It’s time to move to private cameras in Williamsport

In recent weeks in Williamsport, privately owned cameras have been used in the apprehension of violent criminal suspects.

We can point to two incidents in January alone in which city police credited the use of cameras in tracking down perpetrators and making arrests.

One of those involved a robbery at knifepoint at a local store. That robbery was caught on the store’s surveillance camera.

The other involved a homicide. That crime was solved after the victim was found coming from an apartment on another camera at the apartment complex.

These two incidents show that the cameras are, indeed, a great tool for law enforcement, but they do not need to be operated or maintained by local government to help.

Let’s go back a decade.

Surveillance cameras that were placed in city parks earlier in this decade were fraught with skepticism, from their $500,000 pricetag to their limited results.

About two years ago, it was proposed that the city move the cameras to streets in high-crime areas, but City Council restricted the publicly funded cameras’ use to parks, and a report of their use was requested.

That report never came about, and few results have been shown for the city’s investment of half a million dollars.

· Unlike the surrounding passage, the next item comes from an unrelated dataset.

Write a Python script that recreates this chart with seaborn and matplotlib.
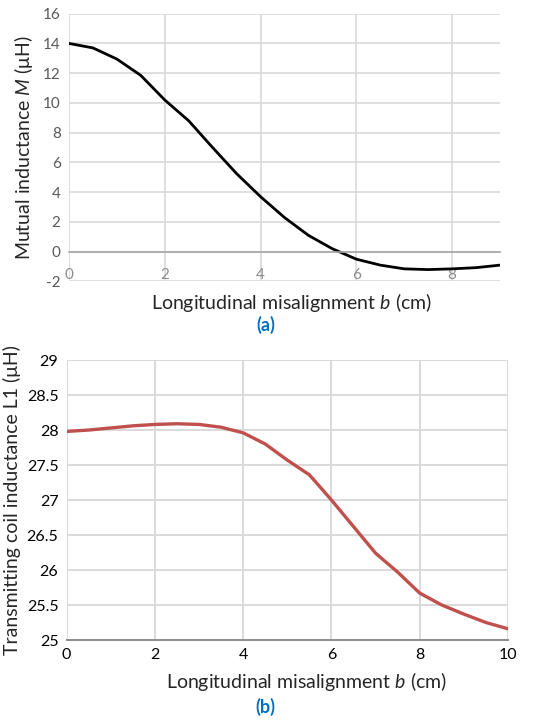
import matplotlib
matplotlib.use("Agg")
import matplotlib.pyplot as plt
import seaborn as sns
import pandas as pd

# Data
b_a = [0, 0.5, 1, 1.5, 2, 2.5, 3, 3.5, 4, 4.5, 5, 5.5, 6, 6.5, 7, 7.5, 8, 8.5, 9]
mutual_m = [14.0, 13.7, 12.95, 11.85, 10.2, 8.8, 7.0, 5.25, 3.7, 2.3, 1.1, 0.2,
            -0.5, -0.9, -1.15, -1.2, -1.15, -1.07, -0.9]

b_b = [0, 0.5, 1, 1.5, 2, 2.5, 3, 3.5, 4, 4.5, 5, 5.5, 6, 6.5, 7, 7.5, 8, 8.5,
       9, 9.5, 10]
coil_l1 = [27.98, 28.0, 28.03, 28.06, 28.08, 28.09, 28.08, 28.04, 27.96, 27.8,
           27.57, 27.36, 27.0, 26.62, 26.24, 25.97, 25.67, 25.5, 25.37, 25.25,
           25.16]

ticks_a_y = [-2, 0, 2, 4, 6, 8, 10, 12, 14, 16]
ticks_a_x = [0, 2, 4, 6, 8]
ticks_b_y = [25, 25.5, 26, 26.5, 27, 27.5, 28, 28.5, 29]
ticks_b_x = [0, 2, 4, 6, 8, 10]

sns.set_style("white")
plt.rcParams['font.family'] = ['Lato', 'DejaVu Sans']
plt.rcParams['mathtext.fontset'] = 'custom'
plt.rcParams['mathtext.rm'] = 'Lato'
plt.rcParams['mathtext.it'] = 'Lato:italic'
plt.rcParams['axes.unicode_minus'] = False

GRID = '#d9d9d9'
AXIS = '#a6a6a6'
LABEL_FS = 14

fig = plt.figure(figsize=(5.47, 7.24), dpi=100)
ax1 = fig.add_axes([0.1261, 0.6112, 0.788, 0.3699])
ax2 = fig.add_axes([0.1219, 0.116, 0.8068, 0.3867])

# (a) mutual inductance
df_a = pd.DataFrame({'b': b_a, 'M': mutual_m})
sns.lineplot(data=df_a, x='b', y='M', ax=ax1, color='black', linewidth=2.0)
ax1.set_xlim(0, 9)
ax1.set_ylim(-2, 16)
ax1.set_yticks(ticks_a_y)
ax1.set_xticks(ticks_a_x)
ax1.grid(True, color=GRID, linewidth=1.2)
ax1.set_axisbelow(True)
for s in ['top', 'right', 'left']:
    ax1.spines[s].set_visible(False)
ax1.spines['bottom'].set_position(('data', 0))
ax1.spines['bottom'].set_color(AXIS)
ax1.spines['bottom'].set_linewidth(1.2)
ax1.tick_params(axis='y', length=0, labelsize=11, labelcolor='#595959', pad=6)
ax1.tick_params(axis='x', length=0, labelsize=11, labelcolor='#8c8c8c', pad=12)
ax1.set_xlabel('')
ax1.set_ylabel('Mutual inductance $\\mathit{M}$ (μH)', fontsize=LABEL_FS, labelpad=6)
fig.text(291.7 / 547, 1 - 303 / 724, 'Longitudinal misalignment $\\mathit{b}$ (cm)',
         ha='center', va='center', fontsize=LABEL_FS)
fig.text(265.7 / 547, 1 - 325 / 724, '(a)', ha='center', va='center',
         fontsize=13, color='#0070c0', fontweight='bold')

# (b) transmitting coil inductance
df_b = pd.DataFrame({'b': b_b, 'L1': coil_l1})
sns.lineplot(data=df_b, x='b', y='L1', ax=ax2, color='#c0504d', linewidth=2.4)
ax2.set_xlim(0, 10)
ax2.set_ylim(25, 29)
ax2.set_yticks(ticks_b_y)
ax2.set_yticklabels([f'{v:g}' for v in ticks_b_y])
ax2.set_xticks(ticks_b_x)
ax2.grid(True, color=GRID, linewidth=1.4)
ax2.set_axisbelow(True)
for s in ['top', 'right', 'left']:
    ax2.spines[s].set_visible(False)
ax2.spines['bottom'].set_color('#8c8c8c')
ax2.spines['bottom'].set_linewidth(1.4)
ax2.tick_params(axis='y', length=0, labelsize=11.5, labelcolor='black', pad=6)
ax2.tick_params(axis='x', length=5, color='#8c8c8c', direction='in',
                labelsize=11.5, labelcolor='black', pad=6)
ax2.set_xlabel('')
ax2.set_ylabel('Transmitting coil inductance L1 (μH)', fontsize=LABEL_FS, labelpad=4)
fig.text(306.5 / 547, 1 - 681.7 / 724, 'Longitudinal misalignment $\\mathit{b}$ (cm)',
         ha='center', va='center', fontsize=LABEL_FS)
fig.text(265.7 / 547, 1 - 706.7 / 724, '(b)', ha='center', va='center',
         fontsize=13, color='#0070c0', fontweight='bold')

fig.savefig('out.png', dpi=100)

More recently, council has had other priorities that, in our view, seem to need the tax money much more than cameras in public parks.

Let’s talk about the message that countless police administrations have put out over the years: The public are the eyes and ears of police, that private citizens are the most valuable asset in curbing crime.

It seems privately owned cameras are that extra set of eyes that allow everyone to sleep a little more peacefully at night.